Эдвард Блоксхэм ничком лежал в луже крови на залитом солнцем кафельном полу кухни. Вот уже несколько минут он не шевелился и не произносил ни звука. Не отрывая от тела глаз, Мария сложила лежавшую на столе газету и бросила ее в мусорное ведро. Медленно вытирая полотенцем чашку, она размышляла о том, чем и как лучше отмыть кровь, натекшую в залитые светло-серым цементом пазы между плитками. Оставила вторую чашку в раковине, вынула из головы Эдварда ножку стула и потрогала пальцем торчащий из нее болт, облепленный кусочками человеческой ткани. Что ни говори, а хорошо сделанная ножка стула – это чудесное импровизированное оружие. Даже ей, женщине без какого-либо медицинского образования, было понятно, что серое вещество на болте – это не что иное, как мозг, находившийся глубоко внутри черепа ее мужа. Вертикальная трещина на его затылке была длиной более десяти сантиметров, и из раны, пузырясь, вытекала на шею кровь. Самое время звонить в полицию, подумала она, но, взглянув через кухонное окно на идиллический сад, освещенный полуденным солнцем, почему-то не смогла найти в себе внутреннюю мотивацию для этого. Мария стала считать: в году приблизительно восемь месяцев, когда стоит хорошая погода и можно работать в саду двадцать дней в месяц, скажем, по четыре часа в день. Умножим это на пятнадцать лет, которые прошли с тех пор, как она перестала ходить на работу; получается десять тысяч часов, которые она потратила на то, чтобы изменить землю так, как она желала, создавая единственную красоту в своей жизни. А сейчас плоды ее труда пропадут. А, впрочем, может быть, это и есть самый подходящий финал всей этой истории. Муж убит. Растения умерли. Предсказуемая смена времен года потеряла для нее всякий смысл.

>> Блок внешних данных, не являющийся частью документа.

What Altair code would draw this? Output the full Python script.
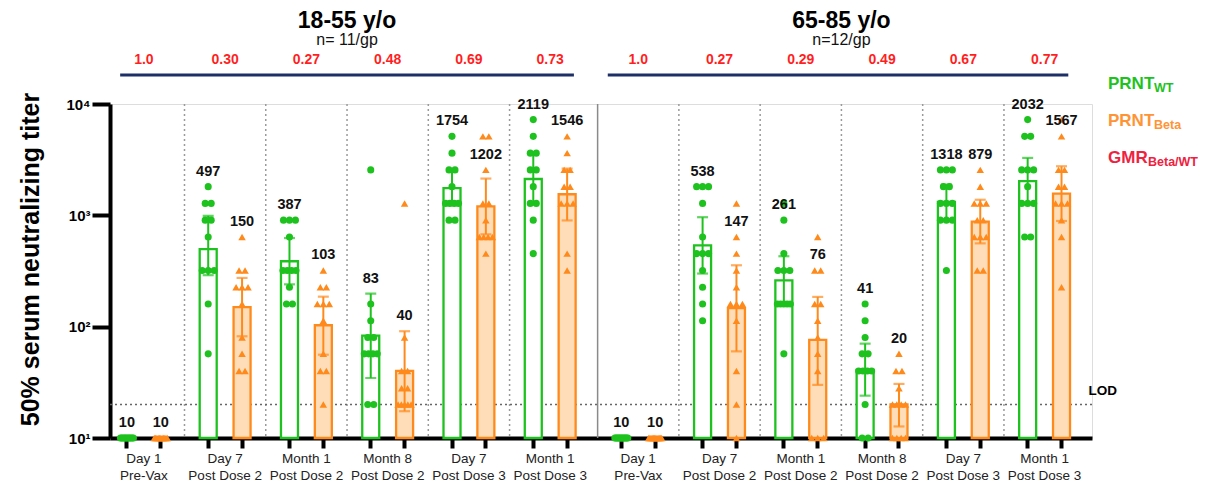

Сначала ладонью одной руки, а потом другой Мария провела вдоль ножки стула, ощущая подушечками пальцев мертвые мозговые клетки Эдварда. На протяжении почти двух десятилетий он был человеком, полностью управлявшим ее жизнью. И вот сейчас, за две недели до своего сорокалетия, она убила его и теперь будет отмечать юбилей как человек, свободный от семейных уз. Скорее всего, за решеткой, но с ним уже никак не связанная. На самом деле на полу было ужасно много крови. Мария крепко прижала кухонное полотенце к ране мужа, перешагнула через тело, локтем аккуратно прикрыла кухонную дверь и вышла в коридор, где на стойке для шляп висел его пиджак. Засунув липкую ладонь во внутренний карман, извлекла телефон Эдварда, подумав о том, какой же он гладкий и тонкий по сравнению с дешевой пластиковой коробочкой, которую она спрятала. Телефон был без пароля. Эдвард не нуждался в защите. В доме Мария жила с ним одна, а весь его офис состоял из одной-единственной секретарши. Он живет так, как ему нравится. То есть жил, поправила она себя, набирая номер вызова экстренной помощи.
– Какая услуга вам необходима?
Странно было воспринимать все то, что должно было произойти, в виде услуги. Само слово предполагало помощь или, по крайней мере, какую-то пользу. Но с этим они уже сильно опоздали.
– Я убила своего мужа, – ответила Мария, – так что сами решайте, какую…
Женщину на другом конце совершенно не смутил ее ответ. «Молодец», – подумала Мария. Женщина спросила ее имя, адрес и задала несколько вопросов о состоянии Эдварда.
– Он лежит на полу лицом вниз совершенно без движения, – ответила Мария, – я не перемещала тело.
– Он дышит? – спросила оператор линии экстренной помощи.
– Я размозжила ему голову. Так что не дышит.
– Полиция и «Скорая» уже выехали. Отоприте все двери. У вас на участке есть собаки?
Мария вздохнула. Нет, собак нет. Нет ничего, на что она могла бы здесь тратить свое время и свою любовь. И ничего, что могло бы любить ее в ответ.